7h56, l'heure du regard international de Jean-Sébastien Soldaïni, grand reporter à la rédaction d'Europe 1. Vous tournez ce matin votre regard vers le Mali où monte un mouvement de contestation. Onze personnes sont mortes le week-end passé dans des affrontements à Bamako, la capitale. Et un nouveau rassemblement à risques est prévu vendredi. A la tête de ce mouvement, il y a un homme, très influent, l'imam Mahmoud Dicko.

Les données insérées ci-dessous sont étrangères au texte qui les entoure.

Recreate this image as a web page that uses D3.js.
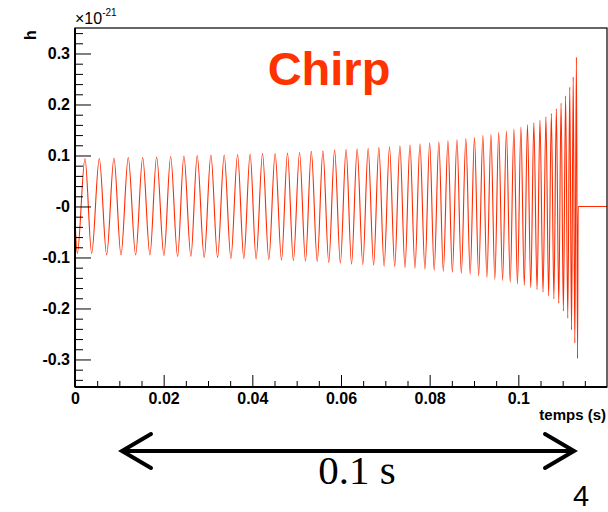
<!DOCTYPE html>
<html>
<head>
<meta charset="utf-8">
<script src="https://cdn.jsdelivr.net/npm/d3@7"></script>
<style>
  body { margin: 0; background: #fff; }
  svg { display: block; }
</style>
</head>
<body>
<svg id="chart" width="608" height="512"></svg>
<script>
// Strain waveform of the chirp: successive turning points (time in ms, h in units of 1e-21)
const timesMs = [
  0, 0.52, 2.25, 3.76, 5.48, 7.14, 8.79, 10.37, 12.01, 13.68, 15.26,
  16.90, 18.41, 20.06, 21.57, 23.14, 24.56, 26.14, 27.56, 29.14, 30.65,
  32.16, 33.65, 35.16, 36.67, 38.08, 39.50, 40.85, 42.30, 43.72, 45.14,
  46.58, 47.93, 49.25, 50.65, 51.99, 53.30, 54.64, 55.92, 57.24, 58.55,
  59.86, 61.14, 62.38, 63.64, 64.92, 66.12, 67.36, 68.54, 69.72, 70.94,
  72.11, 73.29, 74.43, 75.56, 76.68, 77.81, 78.93, 80.00, 81.02, 82.07,
  83.08, 84.12, 85.12, 86.15, 87.14, 88.16, 89.14, 90.10, 91.05, 92.00,
  92.91, 93.82, 94.70, 95.57, 96.45, 97.31, 98.17, 99.00, 99.80, 100.58,
  101.34, 102.06, 102.80, 103.50, 104.22, 104.88, 105.57, 106.22, 106.84, 107.45,
  108.02, 108.57, 109.12, 109.64, 110.16, 110.66, 111.15, 111.60, 112.00, 112.38,
  112.74, 113.10, 113.35, 113.50, 120.0
];
const strain = [
  -0.025, -0.092, 0.094, -0.092, 0.094, -0.095, 0.095, -0.095, 0.096, -0.095, 0.096,
  -0.095, 0.097, -0.096, 0.098, -0.098, 0.099, -0.098, 0.100, -0.100, 0.101,
  -0.100, 0.101, -0.102, 0.102, -0.102, 0.103, -0.103, 0.104, -0.104, 0.104,
  -0.105, 0.105, -0.106, 0.106, -0.107, 0.108, -0.108, 0.109, -0.110, 0.111,
  -0.111, 0.112, -0.113, 0.113, -0.114, 0.114, -0.115, 0.116, -0.117, 0.117,
  -0.118, 0.119, -0.120, 0.121, -0.121, 0.123, -0.123, 0.125, -0.125, 0.127,
  -0.127, 0.129, -0.129, 0.131, -0.131, 0.133, -0.133, 0.135, -0.136, 0.139,
  -0.139, 0.141, -0.143, 0.145, -0.145, 0.148, -0.149, 0.152, -0.152, 0.156,
  -0.155, 0.160, -0.159, 0.164, -0.163, 0.169, -0.168, 0.176, -0.175, 0.182,
  -0.181, 0.192, -0.190, 0.203, -0.205, 0.217, -0.219, 0.234, -0.242, 0.254,
  -0.268, 0.293, -0.298, 0, 0
];

const xTicks = [0, 0.02, 0.04, 0.06, 0.08, 0.1];
const xTickLabels = ["0", "0.02", "0.04", "0.06", "0.08", "0.1"];
const yTicks = [0.3, 0.2, 0.1, 0, -0.1, -0.2, -0.3];
const yTickLabels = ["0.3", "0.2", "0.1", "-0", "-0.1", "-0.2", "-0.3"];

const svg = d3.select("#chart");
const frameLeft = 75, frameRight = 607, frameTop = 28, frameBottom = 387;

const x = d3.scaleLinear().domain([0, 0.12]).range([frameLeft, frameRight]);
const y = d3.scaleLinear().domain([-0.354, 0.35]).range([frameBottom, frameTop]);

const labelFont = "'Liberation Sans', Arial, Helvetica, sans-serif";

// waveform
const pts = timesMs.map((t, i) => [t / 1000, strain[i]]);
const line = d3.line()
  .x(d => x(d[0]))
  .y(d => y(d[1]))
  .curve(d3.curveMonotoneX);

svg.append("path")
  .datum(pts)
  .attr("d", line)
  .attr("fill", "none")
  .attr("stroke", "#ff2a00")
  .attr("stroke-width", 1.1);

// minor ticks
const xMinor = d3.range(0, 0.1201, 0.005).filter(v => Math.abs(v / 0.02 - Math.round(v / 0.02)) > 1e-6);
const yMinor = d3.range(-0.34, 0.3401, 0.02).filter(v => Math.abs(v / 0.1 - Math.round(v / 0.1)) > 1e-6);

const gxMinor = svg.append("g").attr("transform", `translate(0,${frameBottom})`)
  .call(d3.axisBottom(x).tickValues(xMinor).tickSize(-6).tickFormat(""));
const gyMinor = svg.append("g").attr("transform", `translate(${frameLeft},0)`)
  .call(d3.axisLeft(y).tickValues(yMinor).tickSize(-8).tickFormat(""));

// major ticks with labels
const gx = svg.append("g").attr("transform", `translate(0,${frameBottom})`)
  .call(d3.axisBottom(x).tickValues(xTicks).tickSize(-12).tickPadding(5)
    .tickFormat((d, i) => xTickLabels[i]));
const gy = svg.append("g").attr("transform", `translate(${frameLeft},0)`)
  .call(d3.axisLeft(y).tickValues(yTicks).tickSize(-16).tickPadding(5)
    .tickFormat((d, i) => yTickLabels[i]));

[gxMinor, gyMinor, gx, gy].forEach(g => {
  g.select(".domain").remove();
  g.selectAll("line").attr("stroke", "#000").attr("stroke-width", 1);
  g.selectAll("text")
    .attr("fill", "#000")
    .style("font-family", labelFont)
    .style("font-weight", "bold")
    .style("font-size", "16px");
});
gx.selectAll("text").attr("dy", "0.75em");

// frame
svg.append("rect")
  .attr("x", frameLeft).attr("y", frameTop)
  .attr("width", frameRight - frameLeft).attr("height", frameBottom - frameTop)
  .attr("fill", "none").attr("stroke", "#000").attr("stroke-width", 1.2);
svg.append("line")
  .attr("x1", frameLeft).attr("x2", frameLeft).attr("y1", frameTop).attr("y2", frameBottom)
  .attr("stroke", "#000").attr("stroke-width", 2);
svg.append("line")
  .attr("x1", frameLeft).attr("x2", frameRight).attr("y1", frameBottom).attr("y2", frameBottom)
  .attr("stroke", "#000").attr("stroke-width", 2);

// axis titles
svg.append("text")
  .attr("transform", "translate(36,35) rotate(-90)")
  .attr("text-anchor", "middle")
  .style("font-family", labelFont).style("font-weight", "bold").style("font-size", "16px")
  .text("h");

svg.append("text")
  .attr("x", 606).attr("y", 420)
  .attr("text-anchor", "end")
  .style("font-family", labelFont).style("font-weight", "bold").style("font-size", "15px")
  .text("temps (s)");

const expo = svg.append("text")
  .attr("x", 75).attr("y", 24)
  .style("font-family", labelFont).style("font-size", "16px");
expo.append("tspan").text("\u00d710");
expo.append("tspan").attr("dy", -8).style("font-size", "10px").text("-21");

// title
svg.append("text")
  .attr("x", 329).attr("y", 85)
  .attr("text-anchor", "middle")
  .attr("fill", "#ff3300")
  .style("font-family", labelFont).style("font-weight", "bold").style("font-size", "47px")
  .text("Chirp");

// duration arrow
const arrowY = 451;
svg.append("line")
  .attr("x1", 122).attr("x2", 574).attr("y1", arrowY).attr("y2", arrowY)
  .attr("stroke", "#000").attr("stroke-width", 4);
svg.append("path")
  .attr("d", `M151,${arrowY - 17} L122,${arrowY} L151,${arrowY + 17}`)
  .attr("fill", "none").attr("stroke", "#000").attr("stroke-width", 4)
  .attr("stroke-linecap", "round").attr("stroke-linejoin", "miter");
svg.append("path")
  .attr("d", `M545,${arrowY - 17} L574,${arrowY} L545,${arrowY + 17}`)
  .attr("fill", "none").attr("stroke", "#000").attr("stroke-width", 4)
  .attr("stroke-linecap", "round").attr("stroke-linejoin", "miter");

svg.append("text")
  .attr("x", 357).attr("y", 484)
  .attr("text-anchor", "middle")
  .style("font-family", "'Liberation Serif', 'Times New Roman', serif")
  .style("font-size", "41px")
  .text("0.1 s");

svg.append("text")
  .attr("x", 581).attr("y", 506)
  .attr("text-anchor", "middle")
  .style("font-family", labelFont)
  .style("font-size", "29px")
  .text("4");
</script>
</body>
</html>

Sa voix est posée, apaisée. Rien, dans ses attitudes, ne laisse supposer que Mahmoud Dicko tire les ficelles d'un mouvement de contestation. Si cet imam avait un credo, ce serait l'ambiguïté : capable à la fois de soutenir un dictateur comme de faire élire l'actuel président, heureux de voir la France sauver le pays mais revanchard envers Paris qu'il accuse de vouloir recoloniser son pays. 

Cette fois, il dénonce l'incapacité du pouvoir à régler les soucis de sécurité au Mali. En un seul prêche, il peut tout aussi bien rassembler les foules comme calmer les ardeurs. Son obédience, c'est l'islam rigoriste. Il considère que les auteurs de l'attaque de l'hôtel Radisson de Bamako en 2015 sont des envoyés de Dieu venus punir les Maliens de leur homosexualité. Mahmoud Dicko a ses contacts chez les jihadistes du nord du pays, il parle à tout le monde. Dix ans qu'il étend son influence, discrètement. Et s'il sort du bois comme aujourd'hui, c'est que quelque chose se trame. 

Un Premier ministre à faire démissionner, une réforme trop favorable aux femmes qu'il faut faire annuler : ce qu'il veut, ce n'est pas un parti de l'Islam mais bien que l'Islam infuse dans tous les partis. C'est pour ça qu'il ne se pose jamais en candidat. Mahmoud Dicko préfère son rôle d'autorité morale, à la croisée entre politique et religion, une forme de national-salafisme. 

Ce mouvement de contestation inquiète aussi bien Paris que les pays de la région. Il faut dire que cela tombe mal.

Le sommet du G5 Sahel, c'était il y a tout juste deux semaines. Le président Emmanuel Macron était en Mauritanie avec ses homologues de la région pour resserrer un peu les rangs : confirmer l'engagement de troupes françaises et européennes mais aussi s'assurer que le sentiment anti-français que l'on voit poindre ici et là ne s'amplifie pas. Le Mali est au centre de ces critiques, c'est là que le présence française exaspère le plus. Le Mali, c'est le point clé de la lutte anti-terroriste. La force Takuba, les forces spéciales, y entame d'ailleurs aujourd'hui ses opérations. Si le Mali vacille dans une contestation portée par un imam rigoriste, cela n'augure rien de bon. 

D'autant Jean-Sébastien que cela pourrait donner des idées aux voisins. 

L'Elysée regarde aussi vers le Burkina-Faso. Le pays ne fait pas de bruit pour l'instant, mais une présidentielle, prévue fin novembre, pourrait changer la donne. La crainte, c'est que des mouvements politiques similaires se constituent et profitent de la campagne électorale pour trouver un écho, tout en s'inspirant de ce qu'il se passe au Mali. Nous n'en sommes pas là, mais sept ans après l'intervention française au Sahel, la région doit toujours être surveillée comme le lait sur le feu.